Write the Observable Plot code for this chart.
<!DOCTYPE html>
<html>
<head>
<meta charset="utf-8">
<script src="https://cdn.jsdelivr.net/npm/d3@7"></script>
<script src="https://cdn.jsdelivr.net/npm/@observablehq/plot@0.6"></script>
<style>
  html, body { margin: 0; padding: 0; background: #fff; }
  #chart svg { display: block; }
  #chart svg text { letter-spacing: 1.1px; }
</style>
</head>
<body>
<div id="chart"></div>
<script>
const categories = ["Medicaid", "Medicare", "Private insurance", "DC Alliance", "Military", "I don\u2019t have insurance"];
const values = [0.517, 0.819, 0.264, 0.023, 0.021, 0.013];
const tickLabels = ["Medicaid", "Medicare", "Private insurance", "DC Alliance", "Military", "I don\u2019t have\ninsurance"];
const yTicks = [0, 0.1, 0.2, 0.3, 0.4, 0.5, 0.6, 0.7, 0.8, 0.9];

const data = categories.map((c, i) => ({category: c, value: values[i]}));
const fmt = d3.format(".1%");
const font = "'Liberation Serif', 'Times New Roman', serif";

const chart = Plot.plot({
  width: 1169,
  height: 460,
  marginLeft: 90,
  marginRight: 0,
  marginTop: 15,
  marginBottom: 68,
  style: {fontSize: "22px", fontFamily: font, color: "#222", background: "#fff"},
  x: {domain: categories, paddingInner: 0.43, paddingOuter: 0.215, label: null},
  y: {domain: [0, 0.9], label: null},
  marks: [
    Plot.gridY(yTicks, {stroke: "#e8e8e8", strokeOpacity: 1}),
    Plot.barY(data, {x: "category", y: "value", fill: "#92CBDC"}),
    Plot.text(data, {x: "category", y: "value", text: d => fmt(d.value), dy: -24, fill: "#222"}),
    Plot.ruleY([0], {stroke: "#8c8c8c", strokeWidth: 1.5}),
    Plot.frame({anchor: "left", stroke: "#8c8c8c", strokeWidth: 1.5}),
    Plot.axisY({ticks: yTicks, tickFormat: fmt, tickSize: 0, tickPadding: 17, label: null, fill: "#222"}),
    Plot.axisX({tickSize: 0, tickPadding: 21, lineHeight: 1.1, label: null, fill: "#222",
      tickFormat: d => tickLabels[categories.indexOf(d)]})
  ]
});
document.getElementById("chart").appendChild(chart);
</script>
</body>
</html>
==
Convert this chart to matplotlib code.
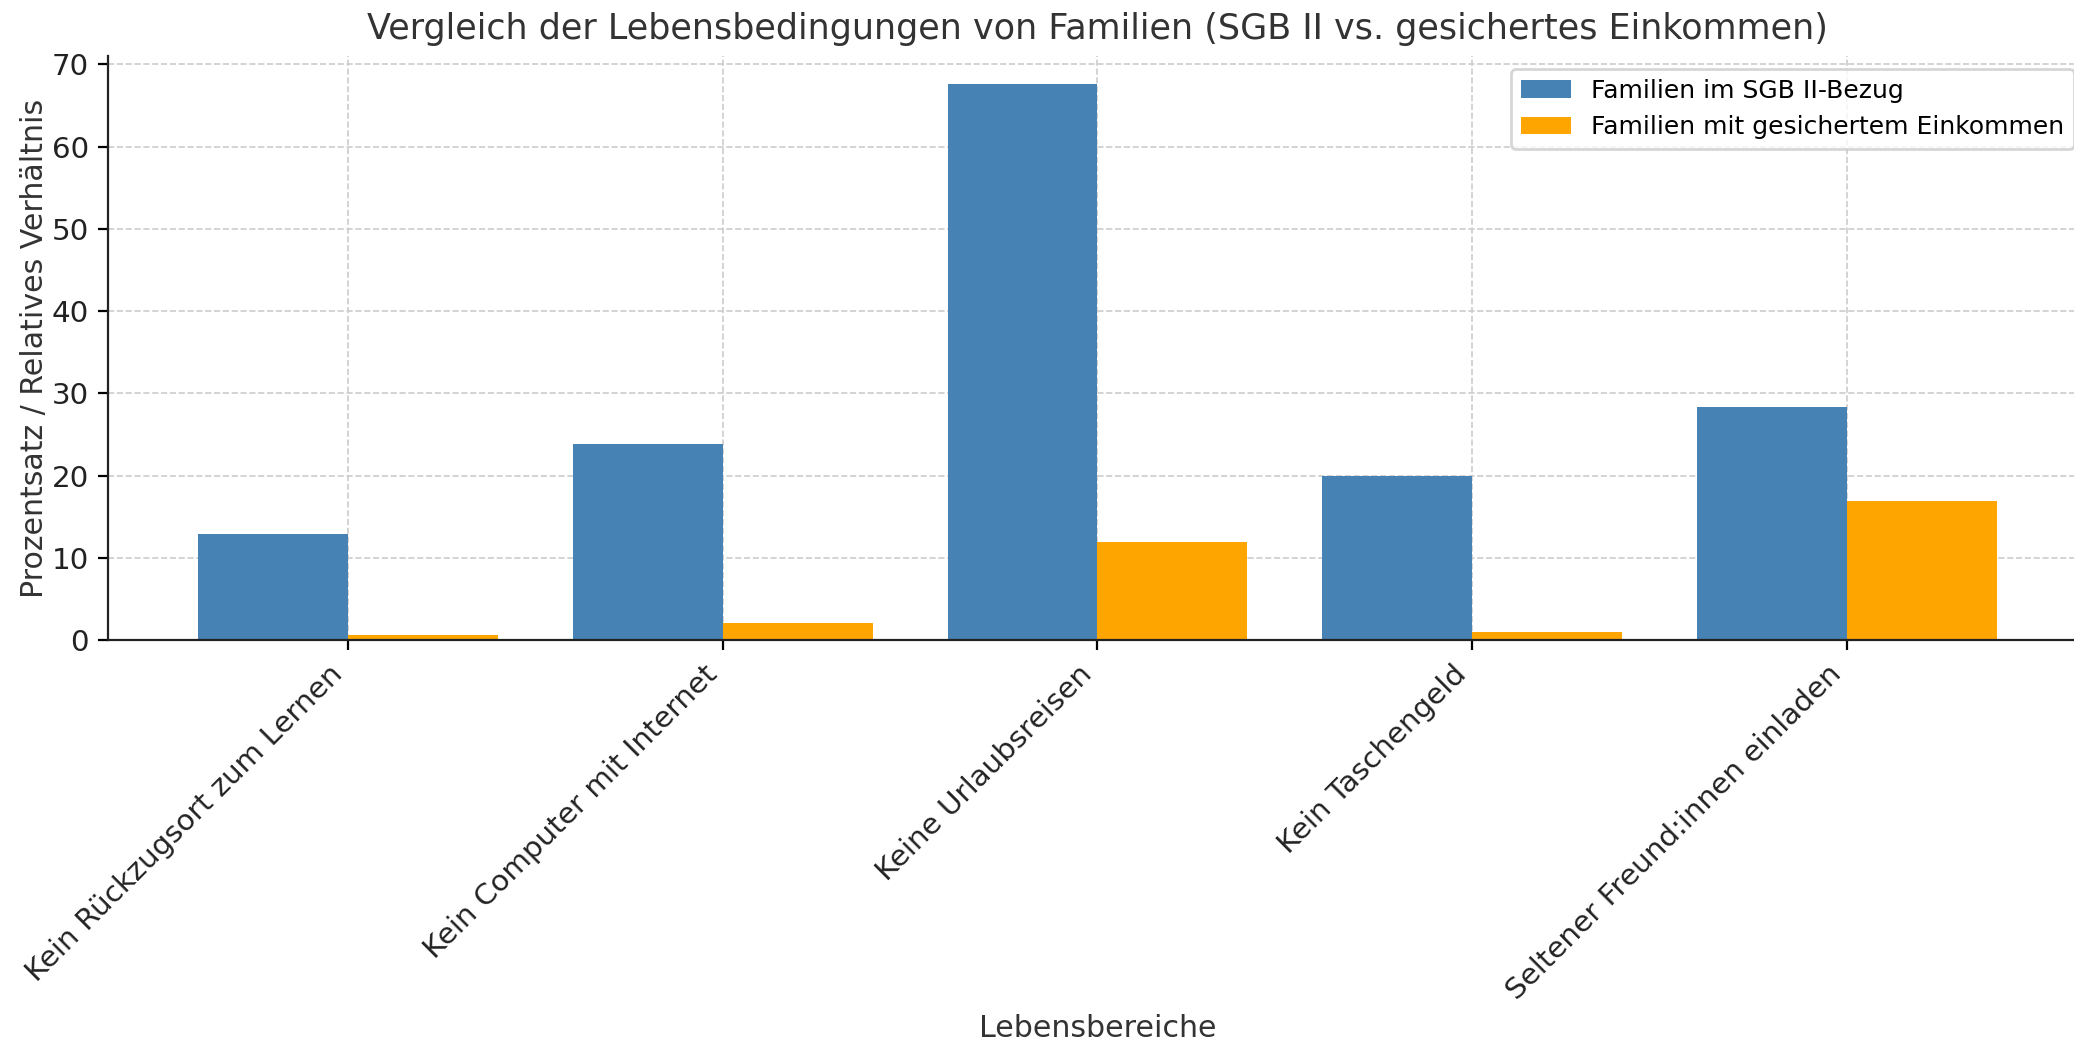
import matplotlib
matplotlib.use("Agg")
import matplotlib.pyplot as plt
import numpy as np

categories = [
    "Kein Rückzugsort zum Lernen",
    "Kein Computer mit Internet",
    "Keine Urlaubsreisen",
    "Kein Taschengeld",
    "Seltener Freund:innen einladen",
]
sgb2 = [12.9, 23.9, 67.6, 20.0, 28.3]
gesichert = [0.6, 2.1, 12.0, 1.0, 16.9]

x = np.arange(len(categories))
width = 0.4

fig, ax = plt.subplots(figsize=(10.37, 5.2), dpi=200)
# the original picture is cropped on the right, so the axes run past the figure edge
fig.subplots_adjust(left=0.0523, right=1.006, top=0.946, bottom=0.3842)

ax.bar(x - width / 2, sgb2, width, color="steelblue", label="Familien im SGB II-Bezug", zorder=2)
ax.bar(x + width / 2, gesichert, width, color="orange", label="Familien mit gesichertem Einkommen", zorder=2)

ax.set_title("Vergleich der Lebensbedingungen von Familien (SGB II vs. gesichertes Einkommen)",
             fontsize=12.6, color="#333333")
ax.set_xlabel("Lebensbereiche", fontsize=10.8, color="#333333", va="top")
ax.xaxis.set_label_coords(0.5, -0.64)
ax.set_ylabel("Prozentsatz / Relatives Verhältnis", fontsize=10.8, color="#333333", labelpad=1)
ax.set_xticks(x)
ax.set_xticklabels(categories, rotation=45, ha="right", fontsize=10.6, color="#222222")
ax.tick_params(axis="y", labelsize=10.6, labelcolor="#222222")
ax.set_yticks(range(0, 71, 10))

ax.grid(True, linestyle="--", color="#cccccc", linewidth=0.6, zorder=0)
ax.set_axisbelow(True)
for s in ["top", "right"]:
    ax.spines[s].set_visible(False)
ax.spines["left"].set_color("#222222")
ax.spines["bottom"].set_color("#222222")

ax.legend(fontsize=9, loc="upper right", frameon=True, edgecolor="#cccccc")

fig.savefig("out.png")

[Prompt] Output exactly the lines of the material above from the one containing "Write the Observable" up to and including the one containing "Serif', 'Times New".

[Finished answer]
Write the Observable Plot code for this chart.
<!DOCTYPE html>
<html>
<head>
<meta charset="utf-8">
<script src="https://cdn.jsdelivr.net/npm/d3@7"></script>
<script src="https://cdn.jsdelivr.net/npm/@observablehq/plot@0.6"></script>
<style>
  html, body { margin: 0; padding: 0; background: #fff; }
  #chart svg { display: block; }
  #chart svg text { letter-spacing: 1.1px; }
</style>
</head>
<body>
<div id="chart"></div>
<script>
const categories = ["Medicaid", "Medicare", "Private insurance", "DC Alliance", "Military", "I don\u2019t have insurance"];
const values = [0.517, 0.819, 0.264, 0.023, 0.021, 0.013];
const tickLabels = ["Medicaid", "Medicare", "Private insurance", "DC Alliance", "Military", "I don\u2019t have\ninsurance"];
const yTicks = [0, 0.1, 0.2, 0.3, 0.4, 0.5, 0.6, 0.7, 0.8, 0.9];

const data = categories.map((c, i) => ({category: c, value: values[i]}));
const fmt = d3.format(".1%");
const font = "'Liberation Serif', 'Times New Roman', serif";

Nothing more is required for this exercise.